The beamline has two hutches: (i) optics and (ii) experimental (end station). The optics hutch houses several slits systems, beam diagnostics, monochromator and harmonic rejection mirrors. The primary slits define the white beam produced by the undulator source. Since greater beam stability is achieved by placing a cryogenic monochromator before the mirror for low vertically divergent beams, a double crystal monochromator is the first optical element, located 27.4 m from the source, and gives a fixed exit-height beam geometry requiring no movement of the downstream components each time energy is changed. The mirror assembly provides harmonic rejection of problematic high energy photons that can pass through the monochromator particularly at low energies. To cover the required energy range, a double bounce mirror assembly with three stripe surfaces of Si, Rh and Pt element is used. Translation between strips occurs automatically as energy is varied.
The experimental hutch is approximately 4.0 m high 9.7 m long, 5.0 m wide, narrowing to 3.9 m, and houses a large heavy duty 3-circle diffractometer (θ-, 2θ- and δ-circle). Powder specimen in capillary, flat-plate holder or small sample cell can be attached onto a small xyz-table which is mounted on the inner θ-circle. Larger sample cells and stages are mounted on a large moveable sample table. High sample throughput (200 samples, capillary or flat plate) is available via robotic arm.

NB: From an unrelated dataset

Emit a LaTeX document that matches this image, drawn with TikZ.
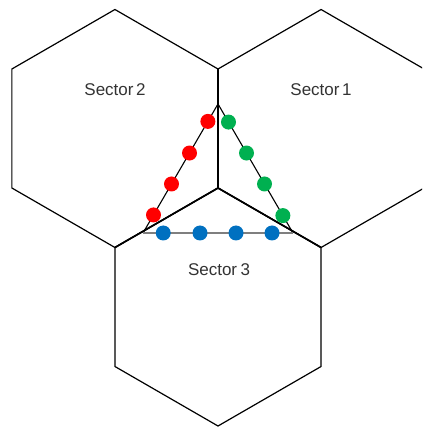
\documentclass[tikz,border=0pt]{standalone}
\usepackage{fontspec}
\setmainfont{Liberation Sans}
\usetikzlibrary{calc}
\definecolor{Ink}{HTML}{333333}
\definecolor{DotRed}{HTML}{FF0000}
\definecolor{DotGreen}{HTML}{00B050}
\definecolor{DotBlue}{HTML}{0070C0}
\definecolor{Rail}{HTML}{7F7F7F}

\begin{document}
\begin{tikzpicture}[x=1pt,y=1pt,
    cell/.style={draw=black,line width=1.2pt,line join=miter},
    spoke/.style={draw=black,line width=1.7pt},
    side/.style={draw=black,line width=1.1pt},
    sector/.style={text=Ink,font=\fontsize{17}{20}\selectfont},
    station/.style={circle,fill=#1,minimum size=15pt,inner sep=0pt},
]
\useasboundingbox (-218,-239) rectangle (204,188);
\clip (-218,-239) rectangle (204,188);
\coordinate (c) at (0,0);
% three hexagonal cells round the site
\foreach \name/\ang in {one/30,two/150,three/270}{
  \coordinate (\name) at (\ang:119);
  \draw[cell] ($(\name)+(30:119)$) -- ++(150:119) -- ++(210:119) -- ++(270:119)
    -- ++(330:119) -- ++(30:119) -- cycle;
}
\draw[spoke] (c) -- (90:119);
\draw[spoke] (c) -- (210:119);
\draw[spoke] (c) -- (330:119);
\node[sector] (s2) at (-103,98) {Sector\hspace{0.15em}2};
\node[sector] (s1) at (103,98) {Sector\hspace{0.15em}1};
\node[sector] (s3) at (1,-82) {Sector\hspace{0.2em}3};
% triangle of antennas
\coordinate (ta) at (0,84);
\coordinate (tb) at (-75,-45);
\coordinate (tc) at (75,-45);
\draw[side] (ta) -- (tb);
\draw[side] (tc) -- (ta);
\draw[Rail,line width=2.6pt] (tb) -- (tc);
\foreach \t [count=\i] in {0.135,0.38,0.62,0.86}{
  \node[station=DotRed] (r\i) at ($(ta)!\t!(tb)$) {};
  \node[station=DotBlue] (b\i) at ($(tb)!\t!(tc)$) {};
  \node[station=DotGreen] (g\i) at ($(tc)!\t!(ta)$) {};
}
\end{tikzpicture}
\end{document}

For high resolution measurement, the large 2θ-circle provides the scanning of positive angles (above the beam) via the use of 5 multiple analysing crystal (MAC) devices, each comprising 9 crystals and detectors. For time-resolved work a wide-angle position sensitive detector (PSD) mounted on the d-circle will be available. The PSD has been specified to perform fast data collection (e.g. 1 powder pattern/ms) with a 90º aperture and an intrinsic angular resolution of 0.01º and is based on Mythen-2 modules.